50% reduction in cyclomatic complexity through method extraction
Significant performance gains via caching, background processing, and optimized algorithms
Better observability with comprehensive metrics
Improved maintainability with clear separation of concerns
Enhanced reliability with bug fixes and dependency pinning

🏷️ Type of Change

🧪 Verification

Check	Command	Status
Lint suite	`make lint`
Unit tests	`make test`
Coverage ≥ 90%	`make coverage`

✅ Checklist

Code formatted (make black isort pre-commit)
Tests added/updated for changes
Documentation updated (if applicable)
No secrets or credentials committed

📓 Notes (optional)

Plugin                            P:post       P:pre      R:post       R:pre      T:post       T:pre
----------------------------------------------------------------------------------------------------
LLMGuardPlugin                   0.102ms     0.149ms           —           —           —           —

Testing the metrics/prometheus endpoint of the plugin before merge:

The metric endpoint of the plugin requires that the runtime.py be manually injected into the container image until it is merged into the main build.
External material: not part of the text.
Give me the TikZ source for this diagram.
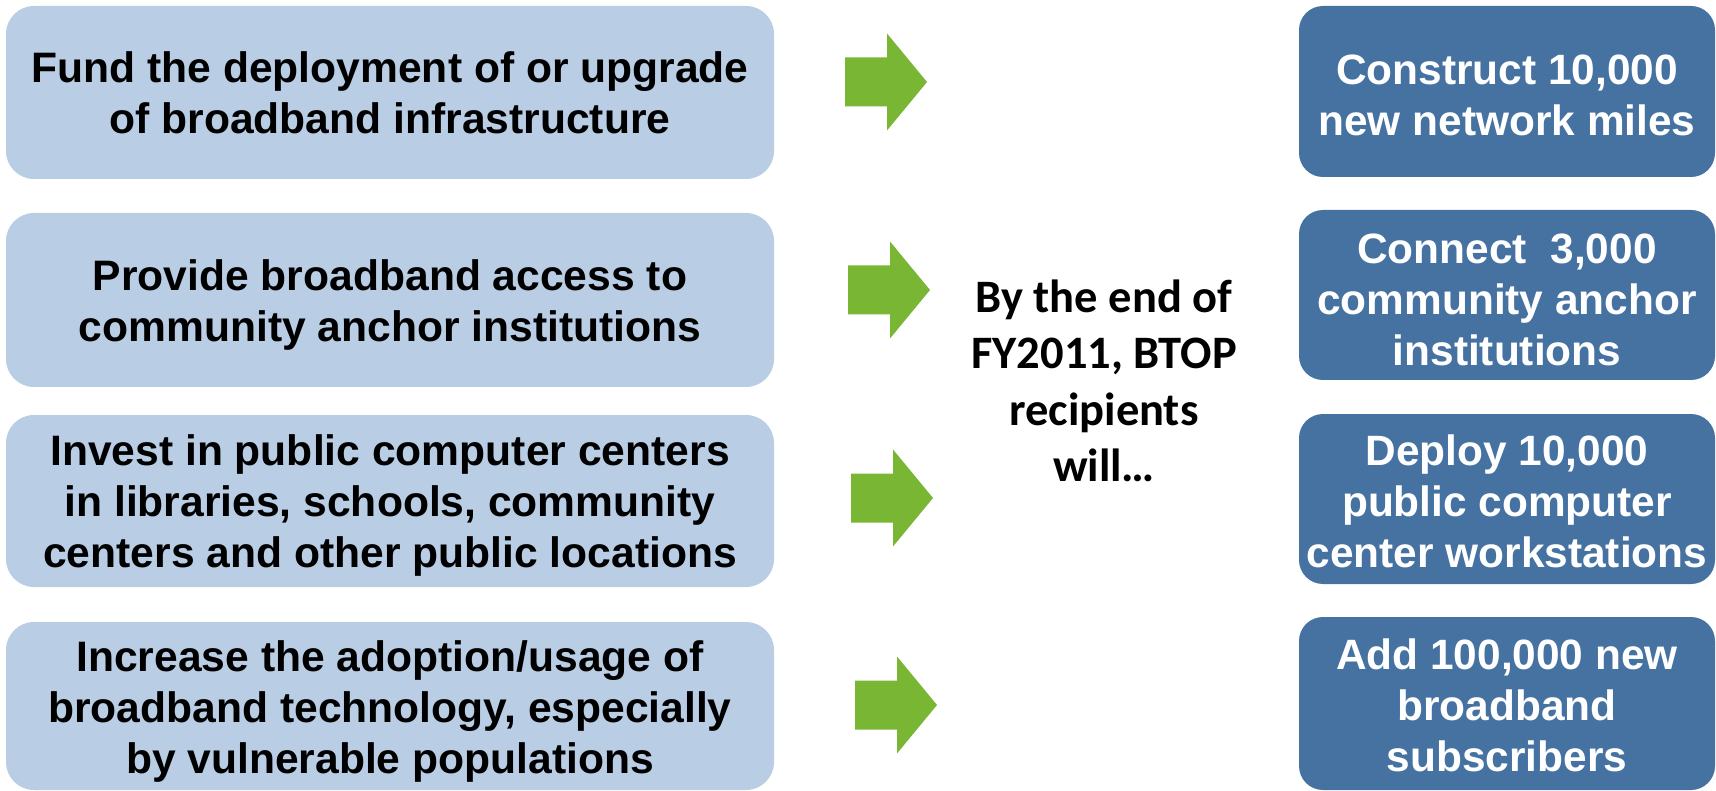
\documentclass[tikz,border=0pt]{standalone}
\usepackage{fontspec}
\setmainfont{Liberation Sans}
\newfontfamily\calib{Carlito}
\definecolor{lightbox}{HTML}{B9CDE5}
\definecolor{darkbox}{HTML}{4672A2}
\definecolor{arrowgreen}{HTML}{78B634}
\newcommand{\grarrow}[3]{%
  \coordinate (#1) at (#2,#3);
  \fill[arrowgreen] (#1) ++(0,-24.5) -- ++(42,0) -- ++(0,-24) -- ++(40,48.5)
    -- ++(-40,48.5) -- ++(0,-24) -- ++(-42,0) -- cycle;}
\begin{document}
\begin{tikzpicture}[x=1pt,y=-1pt,
  goalbox/.style={rounded corners=28pt, fill=lightbox, draw=none,
    minimum width=768pt, inner sep=0pt},
  goaltext/.style={inner sep=0pt, align=center, text=black,
    font=\fontsize{42.6}{51}\selectfont\bfseries},
  targetbox/.style={rounded corners=24pt, fill=darkbox, draw=none,
    minimum width=416pt, inner sep=0pt},
  targettext/.style={inner sep=0pt, align=center, text=white,
    font=\fontsize{42.4}{51}\selectfont\bfseries},
  midtext/.style={align=center, inner sep=0pt,
    font=\calib\fontsize{46.5}{56.5}\selectfont\bfseries}]
\useasboundingbox (0,0) rectangle (1716,791);
\fill[white] (0,0) rectangle (1716,791);
% left boxes
\node[goalbox, minimum height=173pt] (g1) at (390,92.5) {};
\node[goaltext] (g1t) at (g1.center)
  {Fund the deployment of or upgrade\\of broadband infrastructure};
\node[goalbox, minimum height=174pt] (g2) at (390,300) {};
\node[goaltext, yshift=-5pt] (g2t) at (g2.center)
  {Provide broadband access to\\community anchor institutions};
\node[goalbox, minimum height=172pt] (g3) at (390,501) {};
\node[goaltext, yshift=-4pt] (g3t) at (g3.center)
  {Invest in public computer centers\\in libraries, schools, community\\centers and other public locations};
\node[goalbox, minimum height=168pt] (g4) at (390,706) {};
\node[goaltext, yshift=-5pt] (g4t) at (g4.center)
  {Increase the adoption/usage of\\broadband technology, especially\\by vulnerable populations};
% arrows
\grarrow{a1}{845}{82}
\grarrow{a2}{848}{290}
\grarrow{a3}{851}{498}
\grarrow{a4}{855}{705}
% middle text
\node[midtext] (mid) at (1104,381)
  {By the end of\\FY2011, BTOP\\recipients\\will…};
% right boxes
\node[targetbox, minimum height=171pt] (t1) at (1507,91.5) {};
\node[targettext, yshift=-4pt] (t1t) at (t1.center)
  {Construct 10,000\\new network miles};
\node[targetbox, minimum height=170pt] (t2) at (1507,295) {};
\node[targettext, yshift=-5pt] (t2t) at (t2.center)
  {Connect\ \ 3,000\\community anchor\\institutions};
\node[targetbox, minimum height=170pt] (t3) at (1507,499) {};
\node[targettext, yshift=-2pt] (t3t) at (t3.center)
  {Deploy 10,000\\public computer\\center workstations};
\node[targetbox, minimum height=173pt] (t4) at (1507,703.5) {};
\node[targettext, yshift=-2pt] (t4t) at (t4.center)
  {Add 100,000 new\\broadband\\subscribers};
\end{tikzpicture}
\end{document}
To test before merge, run make build && make start , and then inject the updated runtime.py from this branch into the pod and then restart the pod: e.g.:

From the project root folder:

podman stop llmguardplugin && \
podman cp mcpgateway/plugins/framework/external/mcp/server/runtime.py llmguardplugin:/opt/app-root/lib/python3.12/site-packages/mcpgateway/plugins/framework/external/mcp/server && \
podman start llmguardplugin

The llmguard plugin will then expose an endpoint /metrics/prometheus.

curl -X GET http://127.0.0.1:8001/metrics/prometheus

To periodically scrape the endpoint with prometheus, create a prometheus.config file. Replace 192.168.1.92 with the ip-address of your local workstation in the example yaml file below:

global:
  scrape_interval: 15s # By default, scrape targets every 15 seconds.

  # Attach these labels to any time series or alerts when communicating with
  # external systems (federation, remote storage, Alertmanager).
  external_labels:
    monitor: 'codelab-monitor'

scrape_configs:
  # The job name is added as a label `job=<job_name>` to any timeseries scraped from this config.
  - job_name: 'prometheus'

    # Override the global default and scrape targets from this job every 5 seconds.
    scrape_interval: 5s
    metrics_path: '/metrics/prometheus'
    static_configs:
      - targets: ['192.168.1.92:8001']
        labels:
          group: 'llmguard'
      - targets: ['192.168.1.92:8000']
        labels:
          group: 'context-forge'

Then start prometheus using that configuration file. e.g:

   podman run --name prometheus -d -p 127.0.0.1:9090:9090 \
-v ./prometheus.yml:/etc/prometheus/prometheus.yml \
-v prometheus-data:/prometheus \
<prometheus_image_id>

Example Grafana dashboard surfacing metrics

crivetimihai · 2026-02-04T00:53:21Z

Thanks for tackling the llm-guard performance issues, @tedhabeck. The benchmark numbers look solid (sub-millisecond hook latency).

Since this is still in draft, a couple of notes for when it's ready:

PR description is minimal — please add a summary of the key changes (async conversion, batch evaluation, etc.)
No tests checked in the checklist — please confirm test coverage

Let us know when this is ready for a full review!